Rafał Taubenschlag (Raphael Taubenschlag; 8 May 1881, in Przemyśl - 25 June 1958, in Warsaw) was a Polish historian of law, a specialist in Roman law and papyrology.

==Life==
Taubenschlag was born in Przemyśl to a Jewish family which ran a brewery for the Sanguszko family. His father's name was Baruch and his mother was Cecylia Cyrli née Goldhart. He finished high school in Przemyśl. In 1899 he began his studies in the Law School of the Jagiellonian University (UJ) in Kraków. In 1904 he was awarded a doctorate and in 1913 he was habilitated. In 1919 he became an assistant professor at the UJ and two years later a full professor. In 1927 he became a member of the Polish Academy of Learning and in 1929 he was made dean of the Law School at UJ.

Taubenschlag's son, Stanisław Taubenschlag was born in Kraków on January 30, 1920. He would move to the USA after World War II, where he assumed the name of Stanley Townsend. He published his memoirs under the title "To Be a Jew in Occupied Poland" (1996).

When World War II broke out Rafał managed to escape, thanks to help from his former students, to Romania. From there he made his way to France where he became dean of Roman Law at the Aix-Marseille University in Aix-en-Provence until the surrender of France to Nazi Germany in 1940. Subsequently he made his way to the United States where with help from the Rockefeller Foundation he obtained positions at the New School of Social Research (between 1940 and 1942) and Columbia (until 1947). While in United States where he was a co-founder of the Polish Institute of Arts and Sciences of America. In 1947 he returned to Poland where he became the Chair of the Department of Ancient Law at the University of Warsaw (UW), as well, together with Jerzy Manteuffel (one of the first Polish Papyrologists) of the Papyrology Program in the History Department of UW.

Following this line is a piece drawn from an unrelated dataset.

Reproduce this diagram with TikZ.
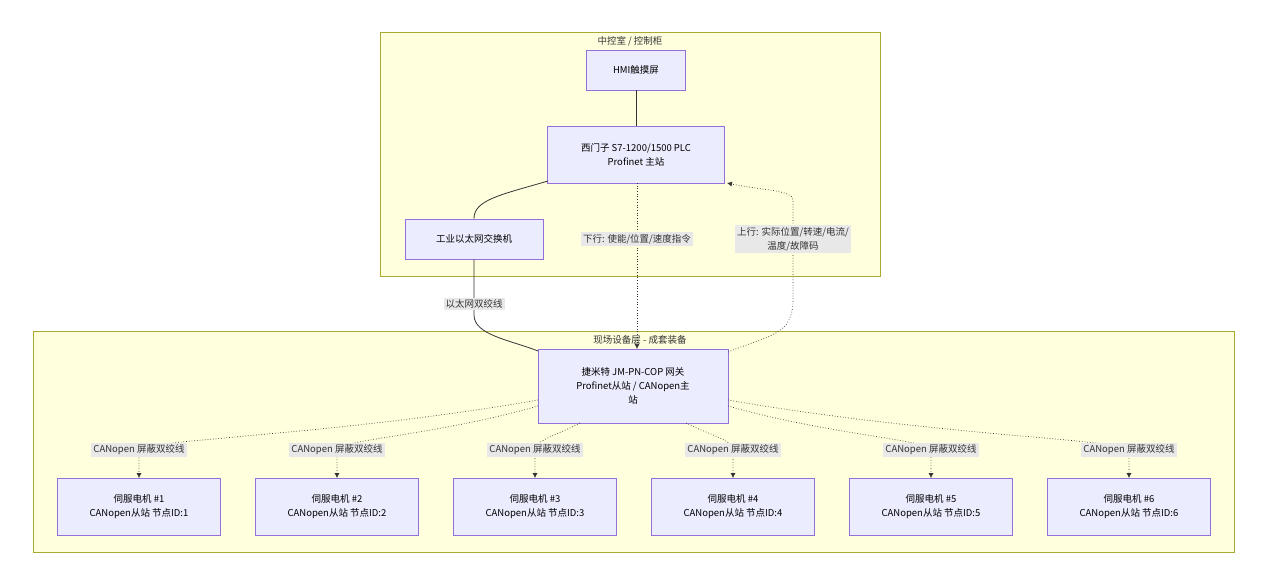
\documentclass[tikz,border=0pt]{standalone}
\usepackage{fontspec}
\setmainfont{Noto Sans CJK SC}
\usetikzlibrary{arrows.meta}
\definecolor{clf}{HTML}{FFFFDE}\definecolor{cls}{HTML}{AAAA33}
\definecolor{ndf}{HTML}{ECECFF}\definecolor{nds}{HTML}{9370DB}
\definecolor{lbf}{HTML}{E8E8E8}\definecolor{ln}{HTML}{333333}
\begin{document}
\begin{tikzpicture}[x=1pt,y=-1pt,font=\fontsize{9.5}{14}\selectfont,
 cl/.style={draw=cls,fill=clf,line width=0.8pt},
 nd/.style={draw=nds,fill=ndf,line width=0.8pt,align=center,inner sep=0pt},
 lb/.style={fill=lbf,align=center,inner sep=2pt,text=ln},
 sl/.style={draw=ln,line width=0.8pt},
 dl/.style={draw=ln,line width=0.7pt,dotted,-{Latex[length=5pt,width=5pt]}}]
\useasboundingbox (0,0) rectangle (1267,585);
\fill[white] (0,0) rectangle (1267,585);
\draw[cl] (380,32) rectangle (880,276);
\node[text=ln] (t1) at (630,41) {中控室 / 控制柜};
\draw[cl] (33,331) rectangle (1234,552);
\node[text=ln] (t2) at (640,340) {现场设备层 - 成套装备};
\node[nd,minimum width=99pt,minimum height=40pt] (hmi) at (636,70) {HMI触摸屏};
\node[nd,minimum width=177pt,minimum height=57pt] (plc) at (636,155) {西门子 S7-1200/1500 PLC\\Profinet 主站};
\node[nd,minimum width=138pt,minimum height=40pt] (sw) at (474,239) {工业以太网交换机};
\node[nd,minimum width=190pt,minimum height=74pt] (gw) at (633,386) {捷米特 JM-PN-COP 网关\\Profinet从站 / CANopen主\\站};
\foreach \i/\x in {1/139,2/337,3/535,4/733,5/931,6/1129}{
 \node[nd,minimum width=163pt,minimum height=57pt] (s\i) at (\x,507) {伺服电机 \#\i\\CANopen从站 节点ID:\i};
}
\draw[sl] (hmi) -- (plc);
\draw[sl] (548,181) .. controls (500,195) and (474,200) .. (sw.north);
\draw[sl] (sw.south) -- (474,315) .. controls (474,335) and (510,340) .. (538,351);
\node[lb] (l0) at (474,304) {以太网双绞线};
\draw[dl] (637,183) -- (637,349);
\node[lb] (l1) at (637,239) {下行: 使能/位置/速度指令};
\draw[dl] (728,352) .. controls (770,335) and (793,335) .. (793,300) -- (793,200) .. controls (793,190) and (760,190) .. (727,183);
\node[lb] (l2) at (793,239) {上行: 实际位置/转速/电流/\\温度/故障码};
\foreach \i/\x/\y/\sx in {1/139/400/538,2/337/406/538,3/535/423/580,4/733/423/686,5/931/406/728,6/1129/400/728}{
 \pgfmathsetmacro\cx{\x+0.5*(\sx-\x)}
 \draw[dl] (\sx,\y) .. controls (\cx,435) and (\x,440) .. (\x,450) -- (s\i.north);
 \node[lb] (c\i) at (\x,450) {CANopen 屏蔽双绞线};
}
\end{tikzpicture}
\end{document}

In 1954 he was awarded the Commander's Cross with Star.

In 1958, due to advanced glaucoma he began to suddenly lose his eyesight. He died the same year and was buried at Kraków's Rakowicki Cemetery.

According to some former students, toward the end of his life Taubenschlag became quite eccentric, often talking to himself as if carrying on academic debates with imaginary scholars and opponents. At the same time, his reputation as a weird old eccentric enabled him to publicly express political opinions which, in communist Poland during the Stalinist 1950s, would have gotten anyone else fired from his academic position or arrested.